> **DATA**
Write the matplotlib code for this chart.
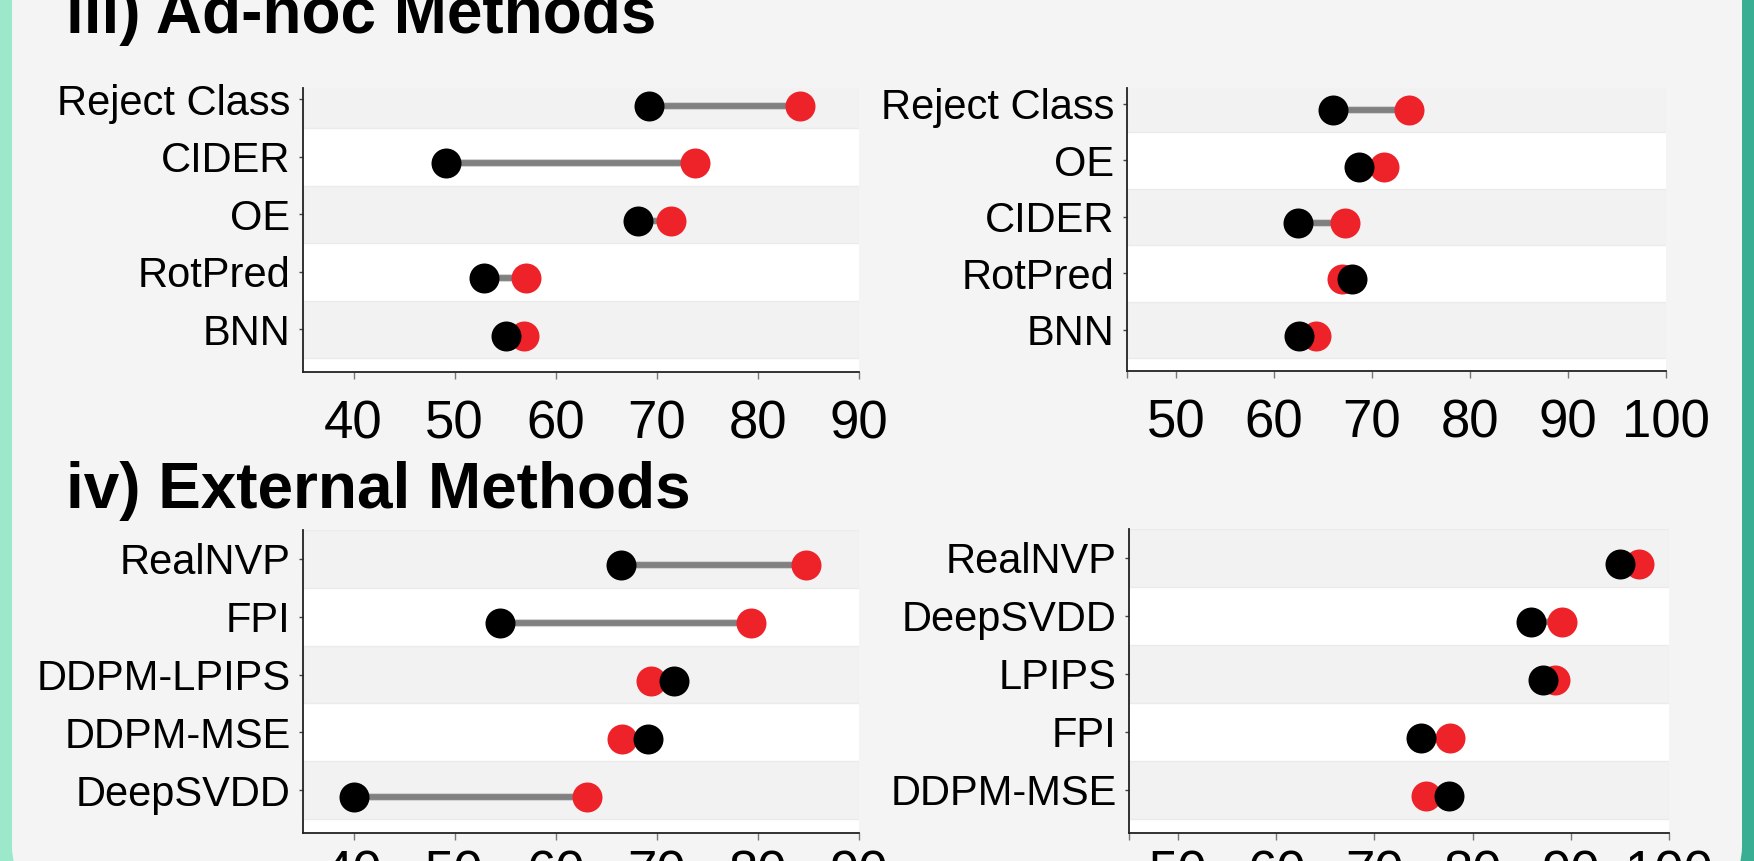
import matplotlib.pyplot as plt
from matplotlib.patches import Rectangle, FancyBboxPatch

plt.rcParams['font.family'] = ['Liberation Sans', 'DejaVu Sans']

# iii) ad-hoc methods, left panel (top to bottom)
adhoc_left_names = ['Reject Class', 'CIDER', 'OE', 'RotPred', 'BNN']
adhoc_left_red = [84.2, 73.8, 71.4, 57.1, 56.9]
adhoc_left_black = [69.2, 49.1, 68.1, 52.9, 55.1]

# iii) ad-hoc methods, right panel
adhoc_right_names = ['Reject Class', 'OE', 'CIDER', 'RotPred', 'BNN']
adhoc_right_red = [73.8, 71.2, 67.2, 66.9, 64.3]
adhoc_right_black = [66.0, 68.7, 62.4, 68.0, 62.6]

# iv) external methods, left panel
ext_left_names = ['RealNVP', 'FPI', 'DDPM-LPIPS', 'DDPM-MSE', 'DeepSVDD']
ext_left_red = [84.8, 79.3, 69.4, 66.6, 63.1]
ext_left_black = [66.5, 54.5, 71.7, 69.1, 40.0]

# iv) external methods, right panel
ext_right_names = ['RealNVP', 'DeepSVDD', 'LPIPS', 'FPI', 'DDPM-MSE']
ext_right_red = [96.9, 89.1, 88.4, 77.7, 75.2]
ext_right_black = [95.0, 85.9, 87.2, 74.7, 77.6]

left_ticks = [40, 50, 60, 70, 80, 90]
right_ticks = [45, 50, 60, 70, 80, 90, 100]
right_ticklabels = ['', '50', '60', '70', '80', '90', '100']

RED = '#ee2229'
BAND = '#f2f2f2'
BG = '#f4f4f4'

W, H = 1754, 861
fig = plt.figure(figsize=(W / 100, H / 100), dpi=100)
fig.patch.set_facecolor(BG)

# coloured frame with rounded grey card on top
fig.patches.append(Rectangle((0, 0), 0.5, 1, transform=fig.transFigure,
                             color='#9ce8cb', zorder=-3))
fig.patches.append(Rectangle((0.5, 0), 0.5, 1, transform=fig.transFigure,
                             color='#3aae93', zorder=-3))
fig.patches.append(FancyBboxPatch((12, -30), 1742 - 12, H + 80,
                                  boxstyle='round,pad=0,rounding_size=45',
                                  transform=None, facecolor=BG,
                                  edgecolor='none', zorder=-2))


def px_axes(x0, x1, y0, y1):
    # pixel box measured from top-left of the figure
    return fig.add_axes([x0 / W, 1 - y1 / H, (x1 - x0) / W, (y1 - y0) / H])


def dumbbell(ax, names, red, black, xlim, ylim, ticks, ticklabels, xpad):
    n = len(names)
    ys = list(range(n - 1, -1, -1))
    ax.set_facecolor('white')
    for i, y in enumerate(ys):
        if i % 2 == 0:
            ax.axhspan(y - 0.5, y + 0.5, facecolor=BAND, edgecolor='#ebebeb',
                       linewidth=1, zorder=0)
    for y, r, b in zip(ys, red, black):
        yd = y - 0.11
        ax.plot([b, r], [yd, yd], color='#cfcfcf', lw=5.6,
                solid_capstyle='butt', zorder=2)
        ax.plot([b, r], [yd, yd], color='#808080', lw=4.2,
                solid_capstyle='butt', zorder=2)
        ax.plot(r, yd, 'o', color=RED, ms=21.6, mew=0, zorder=3)
        ax.plot(b, yd, 'o', color='black', ms=21.6, mew=0, zorder=4)
    ax.set_xlim(*xlim)
    ax.set_ylim(*ylim)
    ax.set_yticks(ys, names)
    ax.set_xticks(ticks, ticklabels)
    ax.tick_params(axis='y', labelsize=30, length=3, width=1,
                   color='#444444', pad=6)
    ax.tick_params(axis='x', labelsize=38, length=5, width=1,
                   color='#777777', pad=xpad)
    for s in ['top', 'right']:
        ax.spines[s].set_visible(False)
    for s in ['left', 'bottom']:
        ax.spines[s].set_linewidth(1.3)
        ax.spines[s].set_color('#222222')


ax1 = px_axes(303, 859, 88, 372)
dumbbell(ax1, adhoc_left_names, adhoc_left_red, adhoc_left_black,
         (35, 90), (-0.74, 4.2), left_ticks, [str(t) for t in left_ticks], 15)

ax2 = px_axes(1127, 1666, 88, 371)
dumbbell(ax2, adhoc_right_names, adhoc_right_red, adhoc_right_black,
         (45, 100), (-0.73, 4.28), right_ticks, right_ticklabels, 15)

ax3 = px_axes(303, 859, 530, 833)
dumbbell(ax3, ext_left_names, ext_left_red, ext_left_black,
         (35, 90), (-0.74, 4.5), left_ticks, [str(t) for t in left_ticks], 7)

ax4 = px_axes(1129, 1669, 529, 833)
dumbbell(ax4, ext_right_names, ext_right_red, ext_right_black,
         (45, 100), (-0.75, 4.5), right_ticks, right_ticklabels, 7)

fig.text(66 / W, 1 - 33 / H, 'iii) Ad-hoc Methods', fontsize=46,
         fontweight='bold', va='baseline', ha='left')
fig.text(66 / W, 1 - 508 / H, 'iv) External Methods', fontsize=46,
         fontweight='bold', va='baseline', ha='left')

fig.savefig('out.png', dpi=100, facecolor=fig.get_facecolor())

> **EXERCISE GOAL**
Copy out all of the data word for word. Do not carry over any picture.

> **REPLY**
Write the matplotlib code for this chart.
import matplotlib.pyplot as plt
from matplotlib.patches import Rectangle, FancyBboxPatch

plt.rcParams['font.family'] = ['Liberation Sans', 'DejaVu Sans']

# iii) ad-hoc methods, left panel (top to bottom)
adhoc_left_names = ['Reject Class', 'CIDER', 'OE', 'RotPred', 'BNN']
adhoc_left_red = [84.2, 73.8, 71.4, 57.1, 56.9]
adhoc_left_black = [69.2, 49.1, 68.1, 52.9, 55.1]

# iii) ad-hoc methods, right panel
adhoc_right_names = ['Reject Class', 'OE', 'CIDER', 'RotPred', 'BNN']
adhoc_right_red = [73.8, 71.2, 67.2, 66.9, 64.3]
adhoc_right_black = [66.0, 68.7, 62.4, 68.0, 62.6]

# iv) external methods, left panel
ext_left_names = ['RealNVP', 'FPI', 'DDPM-LPIPS', 'DDPM-MSE', 'DeepSVDD']
ext_left_red = [84.8, 79.3, 69.4, 66.6, 63.1]
ext_left_black = [66.5, 54.5, 71.7, 69.1, 40.0]

# iv) external methods, right panel
ext_right_names = ['RealNVP', 'DeepSVDD', 'LPIPS', 'FPI', 'DDPM-MSE']
ext_right_red = [96.9, 89.1, 88.4, 77.7, 75.2]
ext_right_black = [95.0, 85.9, 87.2, 74.7, 77.6]

left_ticks = [40, 50, 60, 70, 80, 90]
right_ticks = [45, 50, 60, 70, 80, 90, 100]
right_ticklabels = ['', '50', '60', '70', '80', '90', '100']

RED = '#ee2229'
BAND = '#f2f2f2'
BG = '#f4f4f4'

W, H = 1754, 861
fig = plt.figure(figsize=(W / 100, H / 100), dpi=100)
fig.patch.set_facecolor(BG)

# coloured frame with rounded grey card on top
fig.patches.append(Rectangle((0, 0), 0.5, 1, transform=fig.transFigure,
                             color='#9ce8cb', zorder=-3))
fig.patches.append(Rectangle((0.5, 0), 0.5, 1, transform=fig.transFigure,
                             color='#3aae93', zorder=-3))
fig.patches.append(FancyBboxPatch((12, -30), 1742 - 12, H + 80,
                                  boxstyle='round,pad=0,rounding_size=45',
                                  transform=None, facecolor=BG,
                                  edgecolor='none', zorder=-2))


def px_axes(x0, x1, y0, y1):
    # pixel box measured from top-left of the figure
    return fig.add_axes([x0 / W, 1 - y1 / H, (x1 - x0) / W, (y1 - y0) / H])


def dumbbell(ax, names, red, black, xlim, ylim, ticks, ticklabels, xpad):
    n = len(names)
    ys = list(range(n - 1, -1, -1))
    ax.set_facecolor('white')
    for i, y in enumerate(ys):
        if i % 2 == 0:
            ax.axhspan(y - 0.5, y + 0.5, facecolor=BAND, edgecolor='#ebebeb',
                       linewidth=1, zorder=0)
    for y, r, b in zip(ys, red, black):
        yd = y - 0.11
        ax.plot([b, r], [yd, yd], color='#cfcfcf', lw=5.6,
                solid_capstyle='butt', zorder=2)
        ax.plot([b, r], [yd, yd], color='#808080', lw=4.2,
                solid_capstyle='butt', zorder=2)
        ax.plot(r, yd, 'o', color=RED, ms=21.6, mew=0, zorder=3)
        ax.plot(b, yd, 'o', color='black', ms=21.6, mew=0, zorder=4)
    ax.set_xlim(*xlim)
    ax.set_ylim(*ylim)
    ax.set_yticks(ys, names)
    ax.set_xticks(ticks, ticklabels)
    ax.tick_params(axis='y', labelsize=30, length=3, width=1,
                   color='#444444', pad=6)
    ax.tick_params(axis='x', labelsize=38, length=5, width=1,
                   color='#777777', pad=xpad)
    for s in ['top', 'right']:
        ax.spines[s].set_visible(False)
    for s in ['left', 'bottom']:
        ax.spines[s].set_linewidth(1.3)
        ax.spines[s].set_color('#222222')


ax1 = px_axes(303, 859, 88, 372)
dumbbell(ax1, adhoc_left_names, adhoc_left_red, adhoc_left_black,
         (35, 90), (-0.74, 4.2), left_ticks, [str(t) for t in left_ticks], 15)

ax2 = px_axes(1127, 1666, 88, 371)
dumbbell(ax2, adhoc_right_names, adhoc_right_red, adhoc_right_black,
         (45, 100), (-0.73, 4.28), right_ticks, right_ticklabels, 15)

ax3 = px_axes(303, 859, 530, 833)
dumbbell(ax3, ext_left_names, ext_left_red, ext_left_black,
         (35, 90), (-0.74, 4.5), left_ticks, [str(t) for t in left_ticks], 7)

ax4 = px_axes(1129, 1669, 529, 833)
dumbbell(ax4, ext_right_names, ext_right_red, ext_right_black,
         (45, 100), (-0.75, 4.5), right_ticks, right_ticklabels, 7)

fig.text(66 / W, 1 - 33 / H, 'iii) Ad-hoc Methods', fontsize=46,
         fontweight='bold', va='baseline', ha='left')
fig.text(66 / W, 1 - 508 / H, 'iv) External Methods', fontsize=46,
         fontweight='bold', va='baseline', ha='left')

fig.savefig('out.png', dpi=100, facecolor=fig.get_facecolor())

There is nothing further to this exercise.